Но для чего это: «Продолжай, спеши Еще наполнить звуками мне душу…»? Это не столько любовь к «звукам», сколько некое сладострастье, острейшая из всех сладость – миг наивысшего самоутверждения: вот ведь как труден, тяжек, огромен «долг», исполненный им, Сальери; это, быть может, в сущности, даже подвиг: вот ведь кого убил он, человек долга!.. Сальери, конечно, не в силах сейчас толком, с академизмом и словесной вескостью, обычно присущей ему, оценить эти падающие «звуки». Но главное: что убил он того, кто и в час смерти неотлучен от музыки, кто есть воплощенная музыка, гармония, а иными словами, «бессмертный гений», – это открыто для Сальери даже в миг острого, почти застилающего сознание волнения, глубокого его потрясения собою. Моцарт последним часом своим, этим фактом музыки, звучащей даже и в такой, последний его, миг, невольно подтверждает величину, значительность содеянного Сальери. Величину свершенного злодейства, или «тяжкого долга»… Этот «долг» столь слит с существом Сальери, столь бескорыстно-корыстен, столь гармоничен относительно его души, что исполнение его, это практическое торжество гармонии между разумом и эгоизмом, это убийство уподобляет Сальери своему физическому исцеленью: «Как будто нож целебный мне отсек Страдавший член!..»

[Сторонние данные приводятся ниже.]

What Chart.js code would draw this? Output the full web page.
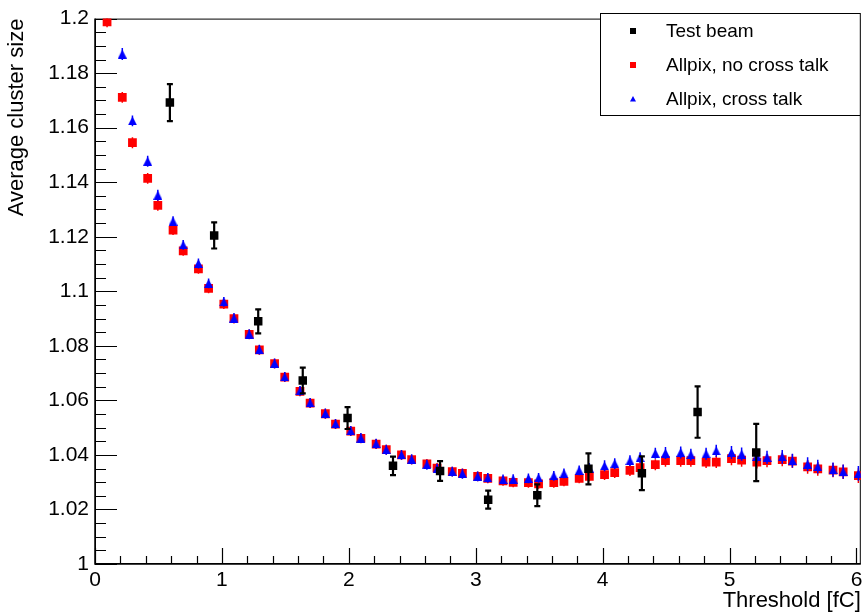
<!DOCTYPE html>
<html>
<head>
<meta charset="utf-8">
<title>Average cluster size vs threshold</title>
<script src="https://cdn.jsdelivr.net/npm/chart.js@4.4.0/dist/chart.umd.min.js"></script>
<style>
  html, body { margin: 0; padding: 0; background: #fff; }
  #plot { display: block; }
</style>
</head>
<body>
<canvas id="plot" width="867" height="614"></canvas>
<script>
// threshold scan points of the simulation (fC)
const thresholds = [0.095, 0.215, 0.295, 0.415, 0.495, 0.615, 0.695, 0.815, 0.895, 1.015,
    1.095, 1.215, 1.295, 1.415, 1.495, 1.615, 1.695, 1.815, 1.895, 2.015,
    2.095, 2.215, 2.295, 2.415, 2.495, 2.615, 2.695, 2.815, 2.895, 3.015,
    3.095, 3.215, 3.295, 3.415, 3.495, 3.615, 3.695, 3.815, 3.895, 4.015,
    4.095, 4.215, 4.295, 4.415, 4.495, 4.615, 4.695, 4.815, 4.895, 5.015,
    5.095, 5.215, 5.295, 5.415, 5.495, 5.615, 5.695, 5.815, 5.895, 6.015];

// Allpix without cross talk
const sizeNoCross = [1.1988, 1.1711, 1.1545, 1.1414, 1.1315, 1.1224, 1.1148, 1.1082, 1.1011, 1.0953,
    1.0900, 1.0842, 1.0785, 1.0735, 1.0685, 1.0633, 1.0590, 1.0551, 1.0513, 1.0487,
    1.0461, 1.0440, 1.0419, 1.0400, 1.0383, 1.0367, 1.0352, 1.0339, 1.0332, 1.0321,
    1.0314, 1.0305, 1.0299, 1.0298, 1.0294, 1.0298, 1.0303, 1.0314, 1.0321, 1.0328,
    1.0335, 1.0343, 1.0353, 1.0364, 1.0379, 1.0379, 1.0379, 1.0374, 1.0374, 1.0386,
    1.0381, 1.0374, 1.0379, 1.0383, 1.0377, 1.0356, 1.0349, 1.0344, 1.0338, 1.0324];
const errNoCross = [0.0020, 0.0020, 0.0020, 0.0020, 0.0020, 0.0018, 0.0018, 0.0018, 0.0018, 0.0018,
    0.0018, 0.0018, 0.0018, 0.0018, 0.0018, 0.0018, 0.0018, 0.0018, 0.0018, 0.0018,
    0.0018, 0.0018, 0.0018, 0.0018, 0.0018, 0.0018, 0.0018, 0.0018, 0.0018, 0.0018,
    0.0018, 0.0018, 0.0018, 0.0018, 0.0018, 0.0018, 0.0018, 0.0018, 0.0018, 0.0020,
    0.0020, 0.0020, 0.0020, 0.0020, 0.0022, 0.0022, 0.0022, 0.0022, 0.0022, 0.0024,
    0.0024, 0.0024, 0.0024, 0.0025, 0.0025, 0.0025, 0.0025, 0.0026, 0.0026, 0.0027];

// Allpix with cross talk (first point is above the frame)
const sizeCross = [null, 1.1870, 1.1625, 1.1477, 1.1352, 1.1257, 1.1170, 1.1102, 1.1029, 1.0961,
    1.0902, 1.0843, 1.0786, 1.0736, 1.0686, 1.0635, 1.0591, 1.0552, 1.0514, 1.0488,
    1.0462, 1.0441, 1.0419, 1.0400, 1.0384, 1.0364, 1.0350, 1.0339, 1.0331, 1.0321,
    1.0316, 1.0310, 1.0311, 1.0314, 1.0316, 1.0323, 1.0332, 1.0343, 1.0352, 1.0360,
    1.0368, 1.0379, 1.0390, 1.0406, 1.0407, 1.0409, 1.0401, 1.0404, 1.0415, 1.0409,
    1.0403, 1.0395, 1.0391, 1.0393, 1.0379, 1.0366, 1.0357, 1.0346, 1.0339, 1.0332];
const errCross = [0, 0.0022, 0.0020, 0.0020, 0.0020, 0.0018, 0.0018, 0.0018, 0.0018, 0.0018,
    0.0018, 0.0018, 0.0018, 0.0018, 0.0018, 0.0018, 0.0018, 0.0018, 0.0018, 0.0018,
    0.0018, 0.0018, 0.0018, 0.0018, 0.0018, 0.0018, 0.0018, 0.0018, 0.0018, 0.0018,
    0.0018, 0.0018, 0.0018, 0.0018, 0.0018, 0.0018, 0.0018, 0.0018, 0.0018, 0.0020,
    0.0020, 0.0020, 0.0020, 0.0020, 0.0022, 0.0022, 0.0022, 0.0022, 0.0022, 0.0024,
    0.0024, 0.0024, 0.0024, 0.0025, 0.0025, 0.0025, 0.0025, 0.0026, 0.0026, 0.0027];

// test beam measurements
const beamThreshold = [0.590, 0.939, 1.286, 1.637, 1.990, 2.348, 2.719, 3.098, 3.485, 3.888, 4.309, 4.748, 5.210];
const beamSize = [1.1692, 1.1205, 1.0890, 1.0673, 1.0535, 1.0360, 1.0341, 1.0236, 1.0252, 1.0349, 1.0333, 1.0557, 1.0409];
const beamErr = [0.0068, 0.0048, 0.0044, 0.0047, 0.0040, 0.0034, 0.0036, 0.0033, 0.0040, 0.0057, 0.0062, 0.0094, 0.0105];

const xTicks = [0, 1, 2, 3, 4, 5, 6];
const yTicks = [1, 1.02, 1.04, 1.06, 1.08, 1.1, 1.12, 1.14, 1.16, 1.18, 1.2];

const FONT = 'Liberation Sans, Arial, Helvetica, sans-serif';

function toPoints(xs, ys) {
    return xs.map((x, i) => ({ x: x, y: ys[i] }));
}

// upward triangle as an image so it can be taller than an equilateral one
function triangle(w, h, color) {
    const c = document.createElement('canvas');
    c.width = w;
    c.height = h;
    const g = c.getContext('2d');
    g.fillStyle = color;
    g.beginPath();
    g.moveTo(w / 2, 0);
    g.lineTo(w, h);
    g.lineTo(0, h);
    g.closePath();
    g.fill();
    return c;
}

// vertical error bars, drawn just before each dataset so markers sit on top
const errorBars = {
    id: 'errorBars',
    beforeDatasetDraw(chart, args) {
        const ds = chart.data.datasets[args.index];
        if (!ds.errors) return;
        const ctx = chart.ctx;
        const yScale = chart.scales.y;
        const area = chart.chartArea;
        ctx.save();
        ctx.beginPath();
        ctx.rect(area.left, area.top, area.right - area.left, area.bottom - area.top);
        ctx.clip();
        ctx.strokeStyle = ds.errColor;
        ctx.lineWidth = ds.errWidth;
        args.meta.data.forEach((pt, i) => {
            const v = ds.data[i].y;
            const e = ds.errors[i];
            if (v === null || !e) return;
            const top = yScale.getPixelForValue(v + e);
            const bot = yScale.getPixelForValue(v - e);
            ctx.beginPath();
            ctx.moveTo(pt.x, top);
            ctx.lineTo(pt.x, bot);
            if (ds.errCap) {
                ctx.moveTo(pt.x - ds.errCap, top);
                ctx.lineTo(pt.x + ds.errCap, top);
                ctx.moveTo(pt.x - ds.errCap, bot);
                ctx.lineTo(pt.x + ds.errCap, bot);
            }
            ctx.stroke();
        });
        ctx.restore();
    }
};

// frame with ticks pointing inwards, major and minor
const frame = {
    id: 'frame',
    beforeDatasetsDraw(chart) {
        const ctx = chart.ctx;
        const a = chart.chartArea;
        const xs = chart.scales.x;
        const ys = chart.scales.y;
        ctx.save();
        ctx.strokeStyle = '#000';
        ctx.lineWidth = 1;
        ctx.strokeRect(a.left + 0.5, a.top + 0.5, a.right - a.left - 1, a.bottom - a.top - 1);
        ctx.lineWidth = 1.5;
        ctx.beginPath();
        ctx.moveTo(a.left, a.top);
        ctx.lineTo(a.left, a.bottom);
        ctx.lineTo(a.right, a.bottom);
        ctx.stroke();
        ctx.lineWidth = 1.2;
        ctx.beginPath();
        for (let k = 0; k <= 40; k++) {
            const py = Math.round(ys.getPixelForValue(1 + k * 0.005)) + 0.5;
            const len = k % 4 === 0 ? 22 : 11;
            ctx.moveTo(a.left, py);
            ctx.lineTo(a.left + len, py);
        }
        for (let k = 0; k * 0.2 <= xs.max; k++) {
            const px = Math.round(xs.getPixelForValue(k * 0.2)) + 0.5;
            const len = k % 5 === 0 ? 16 : 8;
            ctx.moveTo(px, a.bottom);
            ctx.lineTo(px, a.bottom - len);
        }
        ctx.stroke();
        ctx.restore();
    }
};

// boxed legend in the top right corner
const legendBox = {
    id: 'legendBox',
    afterDraw(chart) {
        const ctx = chart.ctx;
        const left = 600, top = 13, right = chart.chartArea.right, bottom = 116;
        ctx.save();
        ctx.fillStyle = '#fff';
        ctx.fillRect(left, top, right - left, bottom - top);
        ctx.strokeStyle = '#000';
        ctx.lineWidth = 1;
        ctx.strokeRect(left + 0.5, top + 0.5, right - left - 1, bottom - top - 1);
        const rows = [
            { label: 'Test beam', color: '#000', shape: 'square' },
            { label: 'Allpix, no cross talk', color: '#ff0000', shape: 'square' },
            { label: 'Allpix, cross talk', color: '#0000ff', shape: 'triangle' }
        ];
        ctx.font = '19px ' + FONT;
        ctx.textBaseline = 'middle';
        rows.forEach((r, i) => {
            const cy = 31 + i * 34;
            ctx.fillStyle = r.color;
            if (r.shape === 'square') {
                ctx.fillRect(630, cy - 3, 6, 6);
            } else {
                ctx.beginPath();
                ctx.moveTo(633, cy - 3);
                ctx.lineTo(636, cy + 2.5);
                ctx.lineTo(630, cy + 2.5);
                ctx.closePath();
                ctx.fill();
            }
            ctx.fillStyle = '#000';
            ctx.fillText(r.label, 666, cy + 1);
        });
        ctx.restore();
    }
};

new Chart(document.getElementById('plot'), {
    type: 'scatter',
    data: {
        datasets: [
            {
                label: 'Test beam',
                data: toPoints(beamThreshold, beamSize),
                errors: beamErr,
                errColor: '#000',
                errWidth: 2.2,
                errCap: 3,
                pointStyle: 'rect',
                pointRadius: 6,
                backgroundColor: '#000',
                borderWidth: 0
            },
            {
                label: 'Allpix, cross talk',
                data: toPoints(thresholds, sizeCross),
                errors: errCross,
                errColor: '#0000ff',
                errWidth: 1.5,
                pointStyle: triangle(9, 9, '#0000ff'),
                backgroundColor: '#0000ff',
                borderWidth: 0
            },
            {
                label: 'Allpix, no cross talk',
                data: toPoints(thresholds, sizeNoCross),
                errors: errNoCross,
                errColor: '#ff0000',
                errWidth: 1.5,
                pointStyle: 'rect',
                pointRadius: 6.2,
                backgroundColor: '#ff0000',
                borderWidth: 0
            }
        ]
    },
    options: {
        responsive: false,
        animation: false,
        events: [],
        layout: { padding: { top: 13, right: 3, left: 0, bottom: 0 } },
        plugins: {
            legend: { display: false },
            tooltip: { enabled: false }
        },
        scales: {
            x: {
                type: 'linear',
                min: 0,
                max: 6.034,
                afterBuildTicks: s => { s.ticks = xTicks.map(v => ({ value: v })); },
                afterFit: s => { s.height = 50; },
                grid: { display: false, drawTicks: false },
                border: { display: false },
                ticks: {
                    autoSkip: false,
                    maxRotation: 0,
                    padding: 4,
                    color: '#000',
                    font: { family: FONT, size: 21 },
                    callback: v => String(v)
                },
                title: {
                    display: true,
                    text: 'Threshold [fC]',
                    align: 'end',
                    color: '#000',
                    padding: 0,
                    font: { family: FONT, size: 22 }
                }
            },
            y: {
                type: 'linear',
                min: 1,
                max: 1.2,
                afterBuildTicks: s => { s.ticks = yTicks.map(v => ({ value: v })); },
                afterFit: s => { s.width = 95; },
                grid: { display: false, drawTicks: false },
                border: { display: false },
                ticks: {
                    autoSkip: false,
                    padding: 6,
                    color: '#000',
                    font: { family: FONT, size: 21 },
                    callback: v => String(+v.toFixed(2))
                },
                title: {
                    display: true,
                    text: 'Average cluster size',
                    align: 'end',
                    color: '#000',
                    padding: { top: 4, bottom: 0 },
                    font: { family: FONT, size: 22 }
                }
            }
        }
    },
    plugins: [frame, errorBars, legendBox]
});
</script>
</body>
</html>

И лишь на миг испытывает он – не стыд, но как- будто неловкость перед Моцартом. А вернее – неловкость за Моцарта, ничего не понимающего в этой «звездной» минуте. «Друг Моцарт, эти слезы… Не замечай их», – говорит он. Потому что это слезы не над Моцартом, не о Моцарте, не по Моцарту – «эти слезы» суть слезы острейшего, досель небывалого еще в такой мере («…впервые лью»!) самовосхищения Сальери…
Рационалист не знаком с категорией совести. Она всецело замещена у него долгом. Ибо долг можно разумно мотивировать. Совесть же – неразумна, «нерациональна». Она способна противоречить долгу, противоборствуя исполнению его. Ибо долг, в сущности, не враждебен эгоизму. Меж тем как совесть отрицает какой-либо эгоцентризм своего носителя.
Сальери классичен как человек долга. «Тяжкий долг», совершенный им, это не долг перед искусством, пусть и ложно понятый долг перед ложно же понятым искусством. Это долг прежде всего перед самим собой, единичным собой – своим честолюбием, своей жадностью к славе, своей жизнью, «…я избран, чтоб его Остановить, – не то мы все погибли. Мы все, жрецы, служители музыки, Не я один с моей глухою славой», – говорит Сальери. На самом деле озабочивают его даже не «мы все» – подобные ему компонисты и капельмейстеры, кропотливые муравьи в кружевах и камзолах, – но как раз «я один», он один, желающий не только не погибнуть, но и, хоть бы насильственно, утвердить свой гений, «…наконец, нашел Я моего врага», – тут же и проговаривается он, и мы понимаем: интерес лично-эгоистический только прикрыт групповым эгоизмом.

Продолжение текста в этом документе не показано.